• **MATERIAL FOR THIS EXERCISE**
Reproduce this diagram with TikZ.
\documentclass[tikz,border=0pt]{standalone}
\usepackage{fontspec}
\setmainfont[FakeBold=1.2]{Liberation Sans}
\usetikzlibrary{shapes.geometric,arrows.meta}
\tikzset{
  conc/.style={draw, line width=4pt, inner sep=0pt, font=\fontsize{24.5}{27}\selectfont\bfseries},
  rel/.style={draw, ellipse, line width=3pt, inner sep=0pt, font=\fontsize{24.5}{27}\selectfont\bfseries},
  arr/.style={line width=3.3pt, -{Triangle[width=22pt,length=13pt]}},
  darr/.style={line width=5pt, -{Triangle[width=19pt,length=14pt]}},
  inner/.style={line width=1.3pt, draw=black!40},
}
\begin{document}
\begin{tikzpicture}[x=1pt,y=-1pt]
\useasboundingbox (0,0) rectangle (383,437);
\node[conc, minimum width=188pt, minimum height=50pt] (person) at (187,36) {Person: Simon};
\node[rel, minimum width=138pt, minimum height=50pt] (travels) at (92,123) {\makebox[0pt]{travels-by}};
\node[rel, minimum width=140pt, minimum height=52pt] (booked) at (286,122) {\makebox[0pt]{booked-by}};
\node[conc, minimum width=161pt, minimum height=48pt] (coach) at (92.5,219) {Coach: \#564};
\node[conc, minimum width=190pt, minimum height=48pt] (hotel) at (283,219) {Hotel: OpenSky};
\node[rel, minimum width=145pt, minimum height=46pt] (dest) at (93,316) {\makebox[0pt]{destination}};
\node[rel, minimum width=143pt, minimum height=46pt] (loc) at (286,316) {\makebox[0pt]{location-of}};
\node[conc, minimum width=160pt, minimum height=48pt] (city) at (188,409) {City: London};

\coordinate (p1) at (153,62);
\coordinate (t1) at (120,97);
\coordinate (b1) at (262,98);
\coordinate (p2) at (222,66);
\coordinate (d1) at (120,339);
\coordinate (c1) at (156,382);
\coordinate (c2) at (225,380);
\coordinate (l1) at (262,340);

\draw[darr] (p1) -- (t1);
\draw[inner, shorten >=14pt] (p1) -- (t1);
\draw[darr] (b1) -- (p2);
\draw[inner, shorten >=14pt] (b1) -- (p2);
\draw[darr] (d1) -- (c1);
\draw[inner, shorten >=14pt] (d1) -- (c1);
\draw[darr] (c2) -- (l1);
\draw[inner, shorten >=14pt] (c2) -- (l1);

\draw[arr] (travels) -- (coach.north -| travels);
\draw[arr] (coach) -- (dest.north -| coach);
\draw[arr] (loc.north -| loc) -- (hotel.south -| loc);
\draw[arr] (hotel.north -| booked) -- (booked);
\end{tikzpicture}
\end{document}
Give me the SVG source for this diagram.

• **DO THIS**
Print the records above verbatim from their first line to the line containing "(l1) at (262,340);", both included, and stop there.

• **EXPECTED ANSWER**
Reproduce this diagram with TikZ.
\documentclass[tikz,border=0pt]{standalone}
\usepackage{fontspec}
\setmainfont[FakeBold=1.2]{Liberation Sans}
\usetikzlibrary{shapes.geometric,arrows.meta}
\tikzset{
  conc/.style={draw, line width=4pt, inner sep=0pt, font=\fontsize{24.5}{27}\selectfont\bfseries},
  rel/.style={draw, ellipse, line width=3pt, inner sep=0pt, font=\fontsize{24.5}{27}\selectfont\bfseries},
  arr/.style={line width=3.3pt, -{Triangle[width=22pt,length=13pt]}},
  darr/.style={line width=5pt, -{Triangle[width=19pt,length=14pt]}},
  inner/.style={line width=1.3pt, draw=black!40},
}
\begin{document}
\begin{tikzpicture}[x=1pt,y=-1pt]
\useasboundingbox (0,0) rectangle (383,437);
\node[conc, minimum width=188pt, minimum height=50pt] (person) at (187,36) {Person: Simon};
\node[rel, minimum width=138pt, minimum height=50pt] (travels) at (92,123) {\makebox[0pt]{travels-by}};
\node[rel, minimum width=140pt, minimum height=52pt] (booked) at (286,122) {\makebox[0pt]{booked-by}};
\node[conc, minimum width=161pt, minimum height=48pt] (coach) at (92.5,219) {Coach: \#564};
\node[conc, minimum width=190pt, minimum height=48pt] (hotel) at (283,219) {Hotel: OpenSky};
\node[rel, minimum width=145pt, minimum height=46pt] (dest) at (93,316) {\makebox[0pt]{destination}};
\node[rel, minimum width=143pt, minimum height=46pt] (loc) at (286,316) {\makebox[0pt]{location-of}};
\node[conc, minimum width=160pt, minimum height=48pt] (city) at (188,409) {City: London};

\coordinate (p1) at (153,62);
\coordinate (t1) at (120,97);
\coordinate (b1) at (262,98);
\coordinate (p2) at (222,66);
\coordinate (d1) at (120,339);
\coordinate (c1) at (156,382);
\coordinate (c2) at (225,380);
\coordinate (l1) at (262,340);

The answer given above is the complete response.